Segundo especialistas, barragens como a de Brumadinho exigem manutenção e trabalho por mais tempo do que a duração de uma vida profissional.

Após o rompimento da barragem em Brumadinho (MG), que deixou até o momento 99 mortos e 259 desaparecidos, o presidente da Vale, Fabio Schvartsman, anunciou que a empresa vai paralisar operações equivalentes a 10% de sua produção anual de minério de ferro.

A medida representa apenas 10 barragens da Vale similares à que causou a tragédia na sexta-feira passada (25), que usam a técnica chamada de empilhamento ao montante, que consiste na ampliação do limite de armazenamento da barragem fazendo novos níveis para cima.

Segundo o relatório de segurança de barragens da Agência Nacional das Águas de 2017, a mineradora possui 175 barragens. Dessas, 56 foram classificadas com risco de “alto dano potencial associado”.

Mesmo com o encerramento da atividade mineradora, Carlos Barreira Martinez, professor titular da Universidade Federal de Itajubá e da pós-graduação de engenharia mecânica na Universidade Federal de Minas Gerais, aponta que o trabalho para garantir a segurança dessas estruturas ainda não acabou.

“Barragens já existentes precisam de manutenção para o resto da vida. Mesmo descomissionadas, ainda dão trabalho para no mínimo 50 anos. Isso é mais do que a duração de uma vida profissional. Esse modelo de barragem era muito comum na década de 70, hoje é evitado por ter apresentado problemas”, comenta o professor, que diz em sala de aula que não usaria o modelo de montante.

De acordo com o professor, obras de grande tamanho e impacto demandam uma equipe diversa de especialistas, envolvendo o trabalho de engenheiros civis, geólogos, engenheiros de minas, especialistas de meio ambiente, biólogos, sociólogos e engenheiros hidráulicos.

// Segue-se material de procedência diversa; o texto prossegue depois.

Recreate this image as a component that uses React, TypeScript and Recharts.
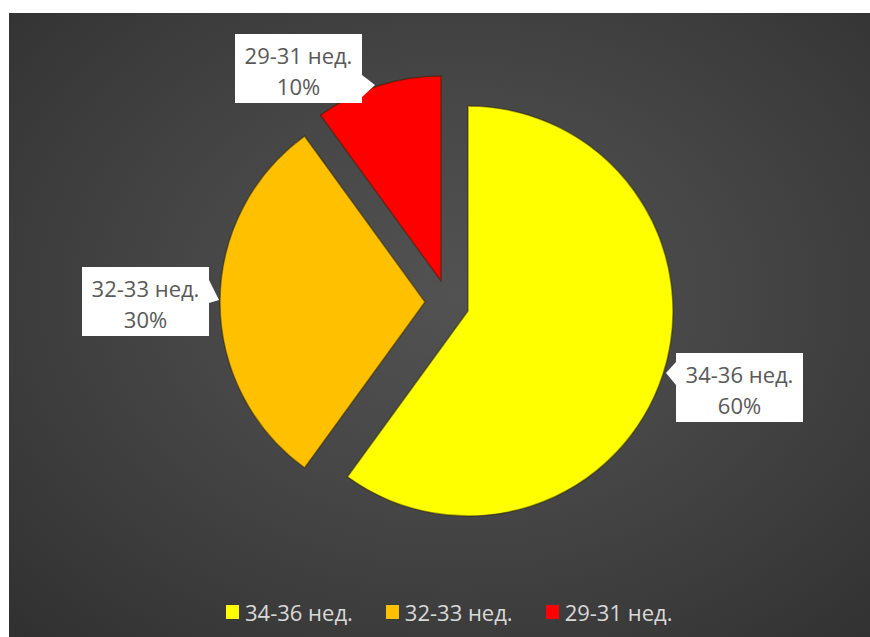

O trabalho começa antes da construção, com a análise de impacto para que a obra seja aprovada e instalada, e permanece até o fim da atividade mineradora. “A segurança nesse sistema precisa estar acima de tudo. Se em uma obra é inviável garantir a segurança, então todo o projeto é inviável”, diz ele.

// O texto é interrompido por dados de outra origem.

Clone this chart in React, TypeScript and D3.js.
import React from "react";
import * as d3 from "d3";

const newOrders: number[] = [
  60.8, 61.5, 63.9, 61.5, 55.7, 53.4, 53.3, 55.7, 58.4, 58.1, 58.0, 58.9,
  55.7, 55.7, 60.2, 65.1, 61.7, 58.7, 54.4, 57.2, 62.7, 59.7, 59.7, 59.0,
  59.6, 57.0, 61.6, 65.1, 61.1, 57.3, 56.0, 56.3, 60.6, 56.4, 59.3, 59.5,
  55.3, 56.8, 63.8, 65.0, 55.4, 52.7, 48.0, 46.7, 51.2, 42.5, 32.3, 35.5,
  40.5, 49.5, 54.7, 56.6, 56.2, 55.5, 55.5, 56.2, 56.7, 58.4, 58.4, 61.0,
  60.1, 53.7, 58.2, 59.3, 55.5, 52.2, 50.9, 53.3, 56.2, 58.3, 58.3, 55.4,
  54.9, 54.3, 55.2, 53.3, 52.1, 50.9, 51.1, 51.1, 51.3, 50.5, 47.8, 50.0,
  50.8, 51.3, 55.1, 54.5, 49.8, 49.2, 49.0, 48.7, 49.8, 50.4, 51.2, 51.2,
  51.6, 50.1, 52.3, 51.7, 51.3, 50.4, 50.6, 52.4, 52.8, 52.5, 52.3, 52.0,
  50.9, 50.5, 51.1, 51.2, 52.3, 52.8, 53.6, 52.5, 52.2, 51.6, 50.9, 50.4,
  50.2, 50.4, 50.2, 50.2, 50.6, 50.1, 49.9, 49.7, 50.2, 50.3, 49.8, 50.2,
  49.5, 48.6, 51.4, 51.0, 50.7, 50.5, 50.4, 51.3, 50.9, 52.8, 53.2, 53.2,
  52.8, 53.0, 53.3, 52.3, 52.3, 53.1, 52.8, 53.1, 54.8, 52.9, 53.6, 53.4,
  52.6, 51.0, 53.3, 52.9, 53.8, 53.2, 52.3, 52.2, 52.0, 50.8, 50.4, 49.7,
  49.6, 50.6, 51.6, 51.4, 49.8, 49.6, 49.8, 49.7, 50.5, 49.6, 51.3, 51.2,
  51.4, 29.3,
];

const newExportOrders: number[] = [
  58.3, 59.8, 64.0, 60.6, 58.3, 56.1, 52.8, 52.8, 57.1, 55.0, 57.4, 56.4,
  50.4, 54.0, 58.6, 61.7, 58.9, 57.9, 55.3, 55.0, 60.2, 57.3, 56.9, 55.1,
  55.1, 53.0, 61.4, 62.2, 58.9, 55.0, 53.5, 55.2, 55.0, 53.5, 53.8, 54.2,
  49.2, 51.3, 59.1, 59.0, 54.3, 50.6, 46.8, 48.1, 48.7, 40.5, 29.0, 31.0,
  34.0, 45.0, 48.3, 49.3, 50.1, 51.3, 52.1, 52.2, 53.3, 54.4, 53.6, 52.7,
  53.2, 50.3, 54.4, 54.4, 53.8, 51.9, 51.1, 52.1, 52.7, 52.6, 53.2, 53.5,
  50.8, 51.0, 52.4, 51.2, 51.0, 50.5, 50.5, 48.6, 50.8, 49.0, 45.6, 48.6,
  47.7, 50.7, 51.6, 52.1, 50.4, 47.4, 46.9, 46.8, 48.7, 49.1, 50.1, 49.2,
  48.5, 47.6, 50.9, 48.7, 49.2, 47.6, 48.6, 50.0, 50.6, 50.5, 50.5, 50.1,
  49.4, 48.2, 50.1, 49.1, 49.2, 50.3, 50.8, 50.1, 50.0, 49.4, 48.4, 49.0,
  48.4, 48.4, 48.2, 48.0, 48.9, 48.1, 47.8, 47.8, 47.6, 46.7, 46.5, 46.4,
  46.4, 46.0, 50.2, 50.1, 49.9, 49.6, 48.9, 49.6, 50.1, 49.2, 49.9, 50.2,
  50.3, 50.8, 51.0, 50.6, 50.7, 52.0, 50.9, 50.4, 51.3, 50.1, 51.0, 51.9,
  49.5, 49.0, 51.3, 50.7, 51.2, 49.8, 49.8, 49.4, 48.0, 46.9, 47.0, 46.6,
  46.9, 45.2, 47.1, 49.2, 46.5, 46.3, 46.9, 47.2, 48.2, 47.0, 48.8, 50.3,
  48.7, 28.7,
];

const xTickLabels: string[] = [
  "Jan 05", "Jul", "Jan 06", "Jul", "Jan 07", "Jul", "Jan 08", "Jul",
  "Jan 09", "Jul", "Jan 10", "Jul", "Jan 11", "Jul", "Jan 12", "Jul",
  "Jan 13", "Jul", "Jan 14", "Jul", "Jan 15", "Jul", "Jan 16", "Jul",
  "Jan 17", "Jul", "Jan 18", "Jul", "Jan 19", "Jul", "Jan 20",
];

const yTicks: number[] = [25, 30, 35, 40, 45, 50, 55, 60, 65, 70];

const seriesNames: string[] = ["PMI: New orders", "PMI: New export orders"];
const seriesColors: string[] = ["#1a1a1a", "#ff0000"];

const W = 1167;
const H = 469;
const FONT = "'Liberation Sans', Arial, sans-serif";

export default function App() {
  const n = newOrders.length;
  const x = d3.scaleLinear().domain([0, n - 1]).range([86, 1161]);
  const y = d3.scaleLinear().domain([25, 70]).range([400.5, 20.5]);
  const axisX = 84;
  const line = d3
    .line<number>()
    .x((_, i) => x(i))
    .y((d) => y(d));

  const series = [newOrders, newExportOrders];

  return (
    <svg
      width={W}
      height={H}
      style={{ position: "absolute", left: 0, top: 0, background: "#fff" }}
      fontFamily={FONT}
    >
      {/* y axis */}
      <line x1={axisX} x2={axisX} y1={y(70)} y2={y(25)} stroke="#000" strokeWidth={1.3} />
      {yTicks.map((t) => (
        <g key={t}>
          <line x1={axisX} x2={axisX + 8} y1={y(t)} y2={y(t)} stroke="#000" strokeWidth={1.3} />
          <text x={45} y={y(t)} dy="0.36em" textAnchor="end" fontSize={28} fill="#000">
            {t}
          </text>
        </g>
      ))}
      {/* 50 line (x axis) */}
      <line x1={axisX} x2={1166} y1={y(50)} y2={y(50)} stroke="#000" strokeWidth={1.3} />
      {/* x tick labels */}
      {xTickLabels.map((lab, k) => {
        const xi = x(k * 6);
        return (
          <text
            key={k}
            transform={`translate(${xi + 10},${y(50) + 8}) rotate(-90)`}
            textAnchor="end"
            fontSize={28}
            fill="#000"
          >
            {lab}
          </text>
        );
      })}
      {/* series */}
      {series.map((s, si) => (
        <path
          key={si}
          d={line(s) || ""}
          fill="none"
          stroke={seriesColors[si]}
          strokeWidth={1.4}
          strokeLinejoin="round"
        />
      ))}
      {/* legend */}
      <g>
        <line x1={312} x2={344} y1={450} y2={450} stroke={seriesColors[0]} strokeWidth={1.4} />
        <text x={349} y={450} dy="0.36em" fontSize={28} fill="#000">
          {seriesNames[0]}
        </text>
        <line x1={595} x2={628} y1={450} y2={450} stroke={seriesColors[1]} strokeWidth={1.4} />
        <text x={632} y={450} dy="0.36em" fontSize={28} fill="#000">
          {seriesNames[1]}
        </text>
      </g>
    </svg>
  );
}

Martinez leciona a disciplina optativa de segurança de barragens na Universidade Federal de Itajubá, onde ela existe há um ano. Nas aulas, os alunos de engenharia aprendem sobre tipos de estrutura, como se faz uma inspeção de barragens, a identificação de características de deterioração do concreto e do solo, deslocamentos e processos de ruptura.

Além disso, o professor aborda planos de ação emergenciais e como deve ser feita a reabilitação de barragens.

“Com esse conteúdo, o profissional chega ao trabalho de campo com outra visão. Profissionais assim serão mais necessários ainda agora. Achei que não íamos ter alunos, mas a procura pela matéria foi grande”, fala o professor.

O ex-aluno do professor Martinez, Igor Gonzaga, de 25 anos, vai se formar ainda este ano em Engenharia Hídrica na Universidade Federal de Itajubá e está fazendo seu primeiro estágio, onde irá trabalhar com uma barragem hidráulica.

Para ele, a disciplina não-obrigatória fez toda a diferença e o convenceu que gostaria de seguir carreira na área. Diante da recente tragédia em Minas Gerais, ele acredita que todos os alunos de engenharia deveriam ter a matéria como parte do curso.

Hoje, apenas três universidades oferecem a disciplina específica sobre segurança de barragem: a Universidade Federal de Itajubá, a Universidade Federal de Minas Gerais e a Universidade Federal do Rio Grande do Sul.

Sobre suas expectativas para a área, o universitário espera que as empresas comecem a observar as barragens como um potencial passivo para desastres e aprendam com o que aconteceu em Mariana e Brumadinho. “Espero que aumente a importância da fiscalização e de um bom serviço de segurança”, diz.

“Conhecimento técnico nós temos, o que está faltando é que as empresas envolvidas queiram adotar o que essas pessoas de primeira linha recomendam”, fala o professor Martinez.